Last week the The Royal Society issued a joint statement about the importance of the international nature of research along with national academies across the UK and Europe. At the same time they started the hashtag #ScienceIsGlobal on Twitter, where individuals reported what nationalities are collaborating in their labs.
For openSNP (I bet I forgot some country!): 🇨🇦🇧🇷🇦🇺🇩🇪🇺🇸🇮🇳🇬🇧 #ScienceIsGlobal— Bastian Greshake (@gedankenstuecke) July 27, 2016
I, and many others, reported their lab’s composition using the emoji flags. I assumed those should be easy to parse those flags out of the Twitter stream, to create a network showing the international collaborations that happend across the globe with people from so many different countries. Because I was too lazy for anything else I set up the Twitter Archiver, which stores all the data it collects in a Google Docs spreadsheet. Which gave me around 9000 tweets at the time, all publicly stored here. And as the parsing goes on the data set will automatically grow over time.

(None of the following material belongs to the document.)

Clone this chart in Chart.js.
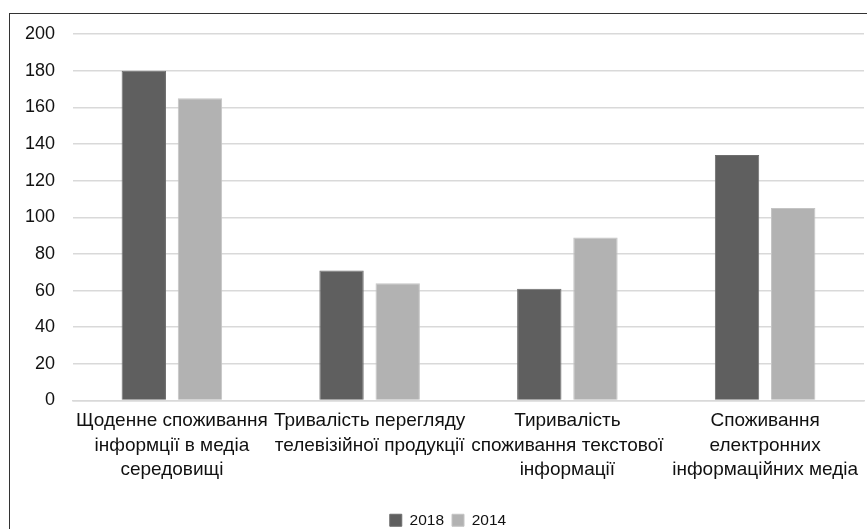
<!DOCTYPE html>
<html>
<head>
<meta charset="utf-8">
<script src="https://cdn.jsdelivr.net/npm/chart.js@4"></script>
<style>
html,body{margin:0;padding:0;background:#fff;}
#wrap{position:relative;width:867px;height:529px;overflow:hidden;}
#frame{position:absolute;left:9px;top:13px;width:900px;height:600px;border-left:1px solid #333;border-top:1px solid #333;box-sizing:border-box;pointer-events:none;}
canvas{position:absolute;left:0;top:0;}
</style>
</head>
<body>
<div id="wrap">
<canvas id="c" width="867" height="538"></canvas>
<div id="frame"></div>
</div>
<script>
const categories = [
  ["Щоденне споживання", "інформції в медіа", "середовищі"],
  ["Тривалість перегляду", "телевізійної продукції"],
  ["Тиривалість", "споживання текстової", "інформації"],
  ["Споживання", "електронних", "інформаційних медіа"]
];
const seriesNames = ["2018", "2014"];
const values2018 = [180, 71, 61, 134];
const values2014 = [165, 64, 89, 105];
const yTicks = [0, 20, 40, 60, 80, 100, 120, 140, 160, 180, 200];

const FONT = "'Liberation Sans', Arial, sans-serif";
Chart.defaults.font.family = FONT;
Chart.defaults.color = '#111';

const shiftLegend = {
  id: 'shiftLegend',
  afterLayout(chart) {
    const lg = chart.legend;
    if (lg) { lg.left += 16; lg.right += 16; }
  }
};

new Chart(document.getElementById('c'), {
  type: 'bar',
  data: {
    labels: categories,
    datasets: [
      { label: seriesNames[0], data: values2018, backgroundColor: '#5f5f5f', borderColor: '#6e6e6e', borderWidth: 1 },
      { label: seriesNames[1], data: values2014, backgroundColor: '#b2b2b2', borderColor: '#c4c4c4', borderWidth: 1 }
    ]
  },
  plugins: [shiftLegend],
  options: {
    responsive: false,
    animation: false,
    devicePixelRatio: 1,
    categoryPercentage: 0.568,
    barPercentage: 0.79,
    layout: { padding: { top: 34, right: 3, bottom: 0, left: 0 } },
    plugins: {
      tooltip: { enabled: false },
      legend: {
        position: 'bottom',
        labels: { boxWidth: 12, boxHeight: 12, font: { size: 15.5 }, color: '#111', padding: 8 }
      }
    },
    scales: {
      x: {
        grid: { display: false, drawTicks: false },
        border: { display: true, color: '#d9d9d9', width: 1.5 },
        ticks: { font: { size: 19, lineHeight: 1.3 }, color: '#111', padding: 8, maxRotation: 0, autoSkip: false },
        afterFit: s => { s.height = 104; }
      },
      y: {
        min: 0, max: 200,
        afterBuildTicks: s => { s.ticks = yTicks.map(v => ({ value: v })); },
        grid: { color: '#d9d9d9', lineWidth: 1.5, drawTicks: false },
        border: { display: false },
        ticks: { font: { size: 18 }, color: '#111', padding: 18 },
        afterFit: s => { s.width = 73; }
      }
    }
  }
});
</script>
</body>
</html>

Using some rather ugly Python code (to be found here, along with the resulting output), I extracted the emoji-flags from those tweets as a simple adjacency list, to import them into Gephi. Only to figure out that UTF-8 is terrible and that there’s apparently no way to make Gephi display the flags. If I’m wrong on that please let me know how to make that work, as I spent like half a day of my life fighting this battle. So instead I ultimately gave up and converted the more interesting flags to (boring!) text instead, which could then be somehow displayed on a network.
The tl;dr of the resulting graph: Science is truly global, as all you see is this ball of wool, for many countries there are edges leading to all other countries in the graph. Though there is some heavy focus on the usual (mostly western, rich industrialized) suspects. You can see this even more when creating a chord diagram, as suggested on Twitter. Without any filtering the graph would be just as messy as the network above. But by filtering the list down, only including connections spanned by at least 300 researchers, we can see the focus much better.
If you want to explore the data yourself, maybe even coming in with more network knowledge than I have, please play around with the data!
Bianca Kramer used the data to create much more beautiful graphs using Gephi. She added the latitude/longitude information to the nodes and with that projected the network on a map. The graph above shows all connections between countries that appear > 100 times. You can find her CC-BY-4.0 released work with more details on GitHub as well.